Когда под конец жизни Бетховена к нему пожаловал старый полковник-англичанин и заказал сочинение «чего-нибудь вроде септета» (незрелая работа композитора), Бетховен прогнал гостя с проклятьями. Если бы полковника угораздило попросить композитора назвать свое любимое сочинение, результат был бы тот же [188] . «Любимая» здесь неподходящее слово. «Первая пьеса Фанни» и «Назад, к Мафусаилу» появились на свет — и все тут. «Фанни» это халтура, «Мафусаил» — значительная работа, никакого коммерческого интереса не представляющая. Я это знаю. Вы это тоже знаете. Но гордых эмоций это у меня не вызывает.
У Диккенса такие эмоции вызывал «Дэвид Копперфилд», вобравший немало автобиографических мотивов. Но он отлично понимал, что «Большие ожидания» — книга получше, а «Крошка Доррит» — поважнее.
У меня больший интерес вызывают пьесы, написанные просто так, на свободе (например, «Дом, где разбиваются сердца»), а не халтура, скроенная прямо для премьеры (как «Поживем — увидим!»). Однако сантиментов я по этому поводу не развожу…»
188
Шоу неправ. Поэт Христиан Куффнер просил Бетховена назвать самую любимую из его симфоний.
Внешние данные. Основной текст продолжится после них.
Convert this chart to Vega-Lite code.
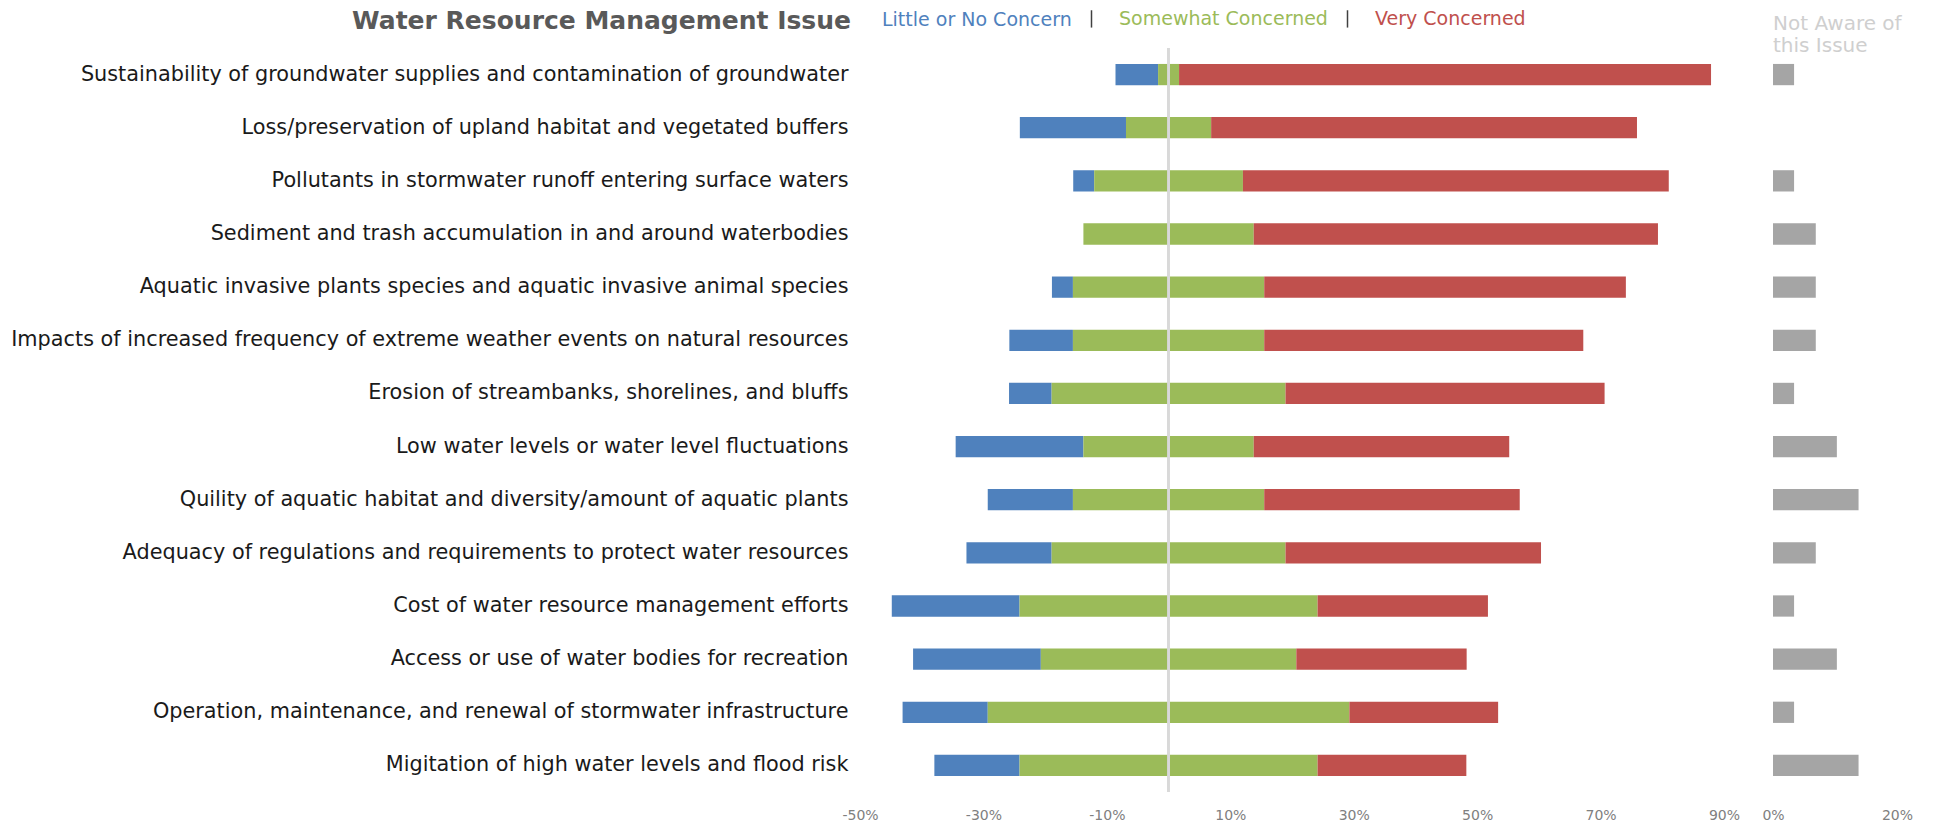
{
  "$schema": "https://vega.github.io/schema/vega-lite/v6.json",
  "background": "white",
  "padding": {"left": 10, "top": 9, "right": 10, "bottom": 4},
  "bounds": "flush",
  "spacing": 49,
  "config": {
    "view": {"stroke": null},
    "font": "DejaVu Sans",
    "axis": {"grid": false, "domain": false, "ticks": false}
  },
  "data": {
    "values": [
      {"issue": "Sustainability of groundwater supplies and contamination of groundwater", "little": 6.9, "somewhat": 3.4, "very": 86.2, "notaware": 3.4},
      {"issue": "Loss/preservation of upland habitat and vegetated buffers", "little": 17.2, "somewhat": 13.8, "very": 69.0, "notaware": 0},
      {"issue": "Pollutants in stormwater runoff entering surface waters", "little": 3.4, "somewhat": 24.1, "very": 69.0, "notaware": 3.4},
      {"issue": "Sediment and trash accumulation in and around waterbodies", "little": 0, "somewhat": 27.6, "very": 65.5, "notaware": 6.9},
      {"issue": "Aquatic invasive plants species and aquatic invasive animal species", "little": 3.4, "somewhat": 31.0, "very": 58.6, "notaware": 6.9},
      {"issue": "Impacts of increased frequency of extreme weather events on natural resources", "little": 10.3, "somewhat": 31.0, "very": 51.7, "notaware": 6.9},
      {"issue": "Erosion of streambanks, shorelines, and bluffs", "little": 6.9, "somewhat": 37.9, "very": 51.7, "notaware": 3.4},
      {"issue": "Low water levels or water level fluctuations", "little": 20.7, "somewhat": 27.6, "very": 41.4, "notaware": 10.3},
      {"issue": "Quility of aquatic habitat and diversity/amount of aquatic plants", "little": 13.8, "somewhat": 31.0, "very": 41.4, "notaware": 13.8},
      {"issue": "Adequacy of regulations and requirements to protect water resources", "little": 13.8, "somewhat": 37.9, "very": 41.4, "notaware": 6.9},
      {"issue": "Cost of water resource management efforts", "little": 20.7, "somewhat": 48.3, "very": 27.6, "notaware": 3.4},
      {"issue": "Access or use of water bodies for recreation", "little": 20.7, "somewhat": 41.4, "very": 27.6, "notaware": 10.3},
      {"issue": "Operation, maintenance, and renewal of stormwater infrastructure", "little": 13.8, "somewhat": 58.6, "very": 24.1, "notaware": 3.4},
      {"issue": "Migitation of high water levels and flood risk", "little": 13.8, "somewhat": 48.3, "very": 24.1, "notaware": 13.8}
    ]
  },
  "hconcat": [
    {
      "width": 864,
      "height": 744,
      "title": {
        "text": "Water Resource Management Issue",
        "anchor": "start",
        "frame": "group",
        "align": "right",
        "dx": -9,
        "offset": 13,
        "font": "DejaVu Sans",
        "fontSize": 25,
        "fontWeight": "bold",
        "color": "#595959"
      },
      "transform": [
        {"calculate": "-datum.little - datum.somewhat / 2", "as": "lo0"},
        {"calculate": "-datum.somewhat / 2", "as": "lo1"},
        {"calculate": "datum.somewhat / 2", "as": "hi0"},
        {"calculate": "datum.somewhat / 2 + datum.very", "as": "hi1"}
      ],
      "encoding": {
        "y": {
          "field": "issue",
          "type": "nominal",
          "sort": null,
          "title": null,
          "scale": {"paddingInner": 0.6, "paddingOuter": 0.3},
          "axis": {
            "labelFont": "DejaVu Sans",
            "labelFontSize": 20.8,
            "labelColor": "#1a1a1a",
            "labelPadding": 12,
            "labelLimit": 1000,
            "minExtent": 850,
            "maxExtent": 850
          }
        }
      },
      "layer": [
        {
          "mark": {"type": "bar"},
          "encoding": {
            "x": {
              "field": "lo0",
              "type": "quantitative",
              "scale": {"domain": [-50, 90], "nice": false, "zero": false},
              "title": null,
              "axis": {
                "values": [-50, -30, -10, 10, 30, 50, 70, 90],
                "labelExpr": "datum.value + '%'",
                "labelFlush": false,
                "labelOverlap": false,
                "labelFont": "DejaVu Sans",
                "labelFontSize": 14,
                "labelColor": "#808080",
                "labelPadding": 16
              }
            },
            "x2": {"field": "lo1"},
            "color": {
              "datum": "Little or No Concern",
              "type": "nominal",
              "scale": {
                "domain": ["Little or No Concern", "Somewhat Concerned", "Very Concerned"],
                "range": ["#4f81bd", "#9bbb59", "#c0504d"]
              },
              "legend": {
                "title": null,
                "orient": "none",
                "direction": "horizontal",
                "legendX": -15,
                "legendY": -39,
                "symbolType": "M0,-1L0,1",
                "symbolSize": 300,
                "symbolStrokeWidth": 1.5,
                "labelOffset": 18,
                "columnPadding": 10,
                "labelLimit": 500,
                "labelFont": "DejaVu Sans",
                "labelFontSize": 19,
                "encode": {
                  "labels": {"update": {"fill": {"scale": "color", "field": "value"}}},
                  "symbols": {"update": {
                    "stroke": {"value": "#404040"},
                    "fill": {"value": "transparent"},
                    "opacity": {"signal": "datum.value === 'Little or No Concern' ? 0 : 1"}
                  }}
                }
              }
            }
          }
        },
        {
          "mark": {"type": "bar"},
          "encoding": {
            "x": {"field": "lo1", "type": "quantitative"},
            "x2": {"field": "hi0"},
            "color": {"datum": "Somewhat Concerned", "type": "nominal"}
          }
        },
        {
          "mark": {"type": "bar"},
          "encoding": {
            "x": {"field": "hi0", "type": "quantitative"},
            "x2": {"field": "hi1"},
            "color": {"datum": "Very Concerned", "type": "nominal"}
          }
        },
        {
          "mark": {"type": "rule", "color": "#d9d9d9", "strokeWidth": 1.5},
          "encoding": {"x": {"datum": 0, "type": "quantitative"}, "y": {"value": 0}, "y2": {"value": 744}}
        }
      ]
    },
    {
      "width": 124,
      "height": 744,
      "title": {
        "text": ["Not Aware of", "this Issue"],
        "anchor": "start",
        "frame": "group",
        "align": "left",
        "offset": -8,
        "font": "DejaVu Sans",
        "fontSize": 20,
        "fontWeight": "normal",
        "lineHeight": 22,
        "color": "#cfcfcf"
      },
      "mark": {"type": "bar", "color": "#a5a5a5"},
      "encoding": {
        "y": {
          "field": "issue",
          "type": "nominal",
          "sort": null,
          "title": null,
          "scale": {"paddingInner": 0.6, "paddingOuter": 0.3},
          "axis": null
        },
        "x": {
          "field": "notaware",
          "type": "quantitative",
          "scale": {"domain": [0, 20], "nice": false},
          "title": null,
          "axis": {
            "values": [0, 20],
            "labelExpr": "datum.value + '%'",
            "labelFlush": false,
            "labelOverlap": false,
            "labelFont": "DejaVu Sans",
            "labelFontSize": 14,
            "labelColor": "#808080",
            "labelPadding": 16
          }
        }
      }
    }
  ]
}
— Героическая! — провозгласил Бетховен, преисполнившись самого радужного настроения.
— Мне думалось, до-минорная, — сказал Куффнер.
— Нет-нет, Героическая! — повторил Бетховен. Дело было в 1817 г., и были уже написаны восемь бетховенских симфоний. (Прим. автора.)
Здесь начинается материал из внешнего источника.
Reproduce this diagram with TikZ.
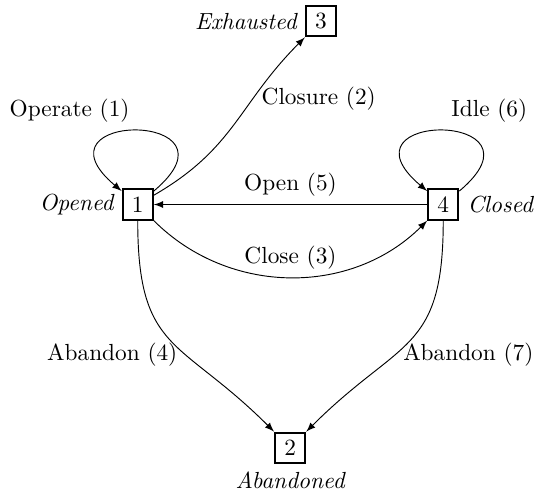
\documentclass[tikz,border=0pt]{standalone}
\usetikzlibrary{arrows,positioning}
\tikzset{statebox/.style={rectangle,draw,thick,minimum size=13pt,inner sep=0pt}}
\tikzset{tagname/.style={font=\itshape}}
\tikzset{trans/.style={draw,->,>=latex}}
\begin{document}
\begin{tikzpicture}[node distance=4.61cm]
    \useasboundingbox (-2.078,-4.323) rectangle (6.10,3.086);
    \node[statebox] (n1) {1};
    \node[statebox,right of=n1] (n4) {4};
    \node[statebox,above right of=n1,node distance=3.91cm] (n3) {3};
    \node[statebox,below of=n1,node distance=3.67cm,xshift=2.30cm] (n2) {2};

     \node[tagname,left=0pt of n1] (lopened) {Opened};
     \node[tagname,right=0pt of n4] (lclosed) {Closed};
     \node[tagname,left=0pt of n3] (lexhausted) {Exhausted};
     \node[tagname,below=0pt of n2] (labandoned) {Abandoned};

        \path[trans] (n1) to[out=40,in=140,looseness=10] node[above left] {Operate (1)} (n1);
        \path[trans] (n4) to[out=40,in=140,looseness=10] node[above right] {Idle (6)} (n4);
        \path[trans] (n1) to[out=30,in=-135,looseness=1.1] node[right,pos=0.66] {Closure (2)} (n3);
        \path[trans] (n4) -- node[above] {Open (5)} (n1);
        \path[trans] (n1) to[bend right=45] node[above] {Close (3)} (n4);
        \path[trans] (n1) to[out=-90,in=135,looseness=1.35] node[left,pos=0.6] {Abandon (4)} (n2);
        \path[trans] (n4) to[out=-90,in=45,looseness=1.35] node[right,pos=0.6] {Abandon (7)} (n2);
  \end{tikzpicture}
\end{document}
Следующее письмо Шоу ко мне, от 13 сентября, начиналось выдержкой из моего ответа на письмо от 4 сентября: «Какому из Ваших сочинений досталась Ваша самая пылкая и самая сокровенная духовная страсть, где Вы выразили себя до конца? — вот что мне хотелось выведать. Но Вам, как будто, не хочется откровенничать — и я больше не настаиваю на своих вопросах».
Дорогой Хескет Пирсон!
Даю Вам слово, к моей работе все это не имеет никакого отношения. Я делаю свое дело, как кузнец кует подковы. Вот я пишу одну из частей «Мафусаила», выкладываю все аргументы, исчерпываю их и оказываюсь перед финальным решением, зачастую заведомо смешным в своей простоте. Ну, я и выношу это решение. Я, конечно, страстно желаю найти верное решение. Его поиски доставляют мне наслаждение, а итог приносит истинное удовлетворение. Все это убеждает меня, что в интеллекте столько же страсти, сколько и в сексе; сия страсть менее интенсивна, но более постоянна — ее хватает на целую жизнь. Эволюция может развить ее до необычайности. Жизнь станет счастливее, если жизненные силы не будут уходить зря на половую активность. Последняя утратит свою тираническую власть, и функции продолжения рода не будут более осуществляться в столь непривлекательной форме.
«Последнее слово» Лилит в финале «Мафусаила» возникло из чистой потребности в аргументации. Лилит нет и не было — это не персонаж, не характер, никто. Поверьте мне, для Шекспира было обычным делом написать и «Тучами увенчанные горы», и «Я верю в нечет…», и «Бесстыдно пестик часовой уперся в знак полдневный» [189] . И то, и другое, и третье — для него равнозначно.
Мы в разгаре этой идиотской эвакуации. Творится что-то неописуемое. Слова бессильны передать наши бесславные попытки наладить с перепугу военный коммунизм.
189
Из «Бури», «Виндзорских насмешниц», «Ромео и Джульетты».